Будущая государственная форма Германии (ноябрь 1918)[116]
Предварительное замечание
Нижеследующие наброски, опубликованные во «Франкфуртер цайтунг» в ноябре 1918 года, а здесь лишь стилистически приглаженные (дополнения по большей части вынесены в примечания), представляют собой чисто политические сочинения на злобу дня, без какого бы то ни было притязания на «научное» значение. Их цель заключается всего лишь в том, чтобы показать, что в противоположность широко распространенному мнению республиканская, великонемецкая, а не великопрусская государственная форма федеративного и при этом демократического характера, не является целиком и полностью невозможной, — а также дать толчок дискуссии. Несомненно, события очень скоро, так или иначе, сделают мои соображения устаревшими, подобно тому, как успела устареть моя работа «Парламент и правительство в по–новому обустроенной Германии» (1918), которая все еще исходила из наличия прусской гегемонии и монархии, и потому контуры будущего могла усматривать лишь в парламентаризации. Ведь действительно решающие материальные (социальные и финансовые) проблемы переустройства настолько принадлежат непроясненному будущему, что легче всего можно установить лишь их ни к чему не обязывающие государственно–технические рамки.

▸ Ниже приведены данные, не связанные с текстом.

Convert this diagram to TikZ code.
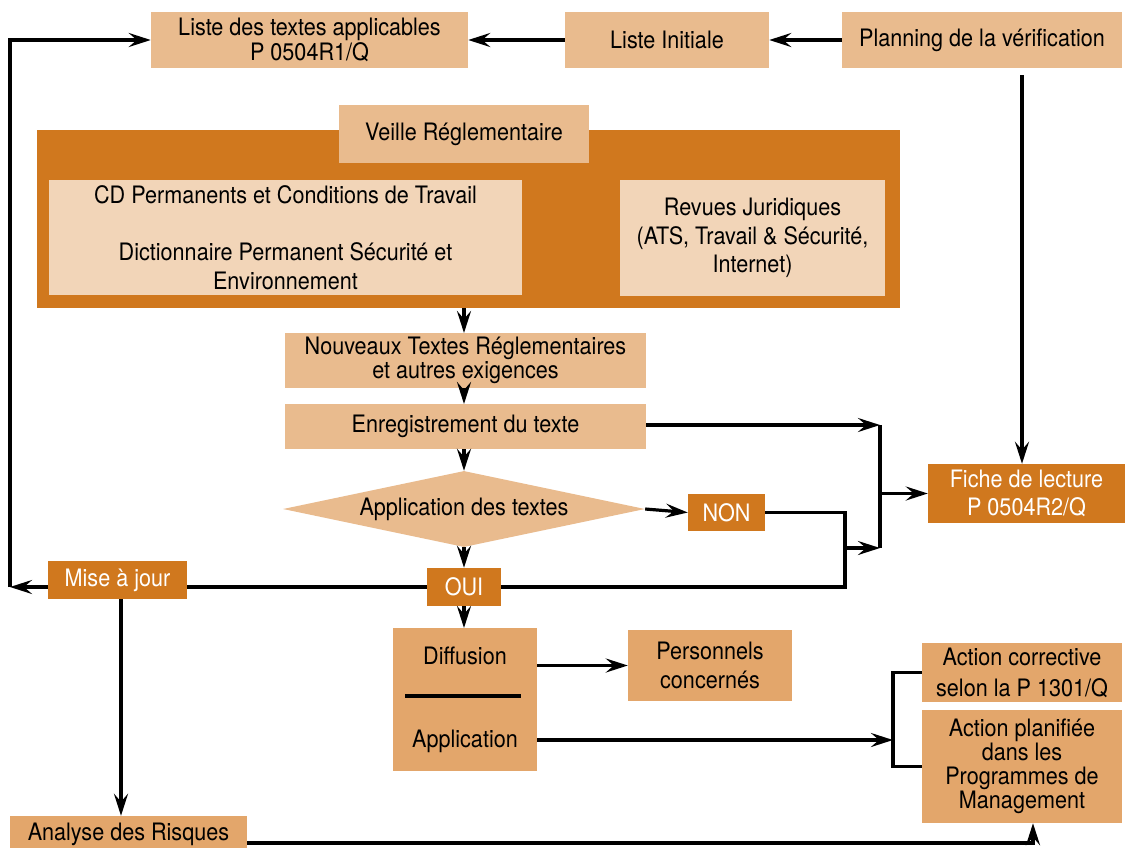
\documentclass[tikz,border=0pt]{standalone}
\usepackage{fontspec}
\setmainfont[FakeStretch=0.9]{TeX Gyre Heros}
\usetikzlibrary{arrows.meta,shapes.geometric}
\definecolor{tan}{HTML}{E9BB8E}
\definecolor{midor}{HTML}{E3A66B}
\definecolor{darkor}{HTML}{D0781E}
\definecolor{pale}{HTML}{F2D5B8}
\tikzset{
  box/.style={rectangle, inner sep=0pt, align=center, font=\fontsize{24}{25}\selectfont},
  wbox/.style={box, text=white},
  arr/.style={-{Stealth[length=22pt,width=14pt,inset=8pt]}},
  ln/.style={line width=3.2pt, black},
}
\begin{document}
\begin{tikzpicture}[x=1pt,y=-1pt]
\useasboundingbox (0,0) rectangle (1125,847);
% top row
\node[box, fill=tan, minimum width=317pt, minimum height=56pt] (lta) at (309.5,40) {Liste des textes applicables\\P 0504R1/Q};
\node[box, fill=tan, minimum width=204pt, minimum height=56pt] (lini) at (667,40) {Liste Initiale};
\node[box, fill=tan, minimum width=280pt, minimum height=56pt] (plan) at (982,40) {Planning de la vérification};
% veille block
\node[box, fill=darkor, minimum width=863pt, minimum height=178pt] (big) at (468.5,219) {};
\node[box, fill=tan, minimum width=250pt, minimum height=58pt] (veil) at (464,134) {Veille Réglementaire};
\node[box, fill=pale, minimum width=473pt, minimum height=115pt, font=\fontsize{24}{28.5}\selectfont] (cd) at (285.5,237.5) {CD Permanents et Conditions de Travail\\[28.5pt]Dictionnaire Permanent Sécurité et\\Environnement};
\node[box, fill=pale, minimum width=265pt, minimum height=116pt, font=\fontsize{24}{28.5}\selectfont] (rev) at (752.5,238) {Revues Juridiques\\(ATS, Travail \& Sécurité,\\Internet)};
% middle column
\node[box, fill=tan, minimum width=361pt, minimum height=55pt, font=\fontsize{24}{24}\selectfont] (nouv) at (465.5,360.5) {Nouveaux Textes Réglementaires\\et autres exigences};
\node[box, fill=tan, minimum width=361pt, minimum height=45pt] (enr) at (465.5,426.5) {Enregistrement du texte};
\node[diamond, fill=tan, inner sep=0pt, shape aspect=4.76, minimum width=362pt, minimum height=76pt, font=\fontsize{24}{25}\selectfont] (dia) at (464,509) {Application des textes};
\node[wbox, fill=darkor, minimum width=77pt, minimum height=37pt] (non) at (726.5,512.5) {NON};
\node[wbox, fill=darkor, minimum width=74pt, minimum height=38pt] (oui) at (464,587) {OUI};
\node[wbox, fill=darkor, minimum width=139pt, minimum height=38pt] (mise) at (117.5,580) {Mise à jour};
\node[box, fill=midor, minimum width=144pt, minimum height=143pt] (diff) at (465,699.5) {};
\node[box] (difft) at (465,656) {Diffusion};
\node[box] (applt) at (465,741) {Application};
\draw[ln] (405,696) -- (521,696);
\node[box, fill=midor, minimum width=164pt, minimum height=71pt, font=\fontsize{24}{29}\selectfont] (pers) at (710,665.5) {Personnels\\concernés};
% right column
\node[wbox, fill=darkor, minimum width=197pt, minimum height=59pt, font=\fontsize{24}{28}\selectfont] (fiche) at (1026.5,493.5) {Fiche de lecture\\P 0504R2/Q};
\node[box, fill=midor, minimum width=200pt, minimum height=59pt, font=\fontsize{24}{31}\selectfont] (acor) at (1022,672.5) {Action corrective\\selon la P 1301/Q};
\node[box, fill=midor, minimum width=200pt, minimum height=113pt, font=\fontsize{24}{24}\selectfont] (apl) at (1022,766.5) {Action planifiée\\dans les\\Programmes de\\Management};
\node[box, fill=midor, minimum width=237pt, minimum height=36pt] (ana) at (128.5,834) {Analyse des Risques};
% junction coordinates
\coordinate (cl) at (10,587);
\coordinate (ct) at (10,40);
\coordinate (jn) at (845,548);
\coordinate (jr) at (880,548);
\coordinate (jt) at (880,425);
\coordinate (jm) at (880,493.5);
\coordinate (jb) at (893,740);
\coordinate (pv) at (1022,75);
% connectors
\draw[ln, arr] (plan.west) -- (lini.east);
\draw[ln, arr] (lini.west) -- (lta.east);
\draw[ln, arr] (pv) -- (pv |- fiche.north);
\draw[ln, arr] (464,308) -- (464,333);
\draw[ln, arr] (464,388) -- (464,404);
\draw[ln, arr] (464,449) -- (dia.north);
\draw[ln, arr] (dia.east) -- (non.west);
\draw[ln, arr] (dia.south) -- (oui.north);
\draw[ln, arr] (oui.south) -- (464,628);
\draw[ln] (oui.west) -- (oui.west -| mise.east);
\draw[ln, arr] (cl -| mise.west) -- (cl);
\draw[ln, arr] (cl) -- (ct) -- (lta.west |- ct);
\draw[ln] (non.east) -| (jn) |- (oui.east);
\draw[ln, arr] (jn) -- (jr);
\draw[ln, arr] (enr.east |- jt) -- (jt);
\draw[ln] (jt) -- (jr);
\draw[ln, arr] (jm) -- (fiche.west);
\draw[ln, arr] (diff.east |- pers.west) -- (pers.west);
\draw[ln, arr] (diff.east |- jb) -- (jb);
\draw[ln] (acor.west) -| (jb) |- (apl.west);
\draw[ln, arr] ([xshift=3.5pt]mise.south) -- ([xshift=3.5pt]mise.south |- ana.north);
\draw[ln, arr] (ana.east |- 0,843) -| ([xshift=11pt]apl.south);
\end{tikzpicture}
\end{document}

15 декабря 1918 Макс Вебер
I
Политически невышколенная нация с недостаточными дилетантскими силами стоит перед задачей заменить работу Бисмарка чем–то другим. Ибо работа эта в прошлом. Это необходимо уже по причинам внешней политики, игравшим весьма важную роль и при строительстве германского государства. Во–первых, из–за того, что распадается династическая Австрия: с точки зрения Бисмарка, такой распад можно назвать процессом, принесшим в жертву принадлежность 10 миллионов немцев к империи ради политической нейтрализации 30 миллионов не–немцев. Во–вторых, потому что перестал существовать династический союз с Россией, который основывался на общности антипольских интересов и на нейтрализации поляков. Одна из причин этого — конец милитаристской эпохи в истории Германии. Другая — то, что в любом случае прежнее династическое разрешение проблемы отдельных германских государств для будущего столь же маловажно, сколь и сама эта проблема. И что теперь? Хотя этот предварительный вопрос представляется в настоящее время практически решенным, все–таки мы еще раз задаем вопрос: парламентская монархия или республика?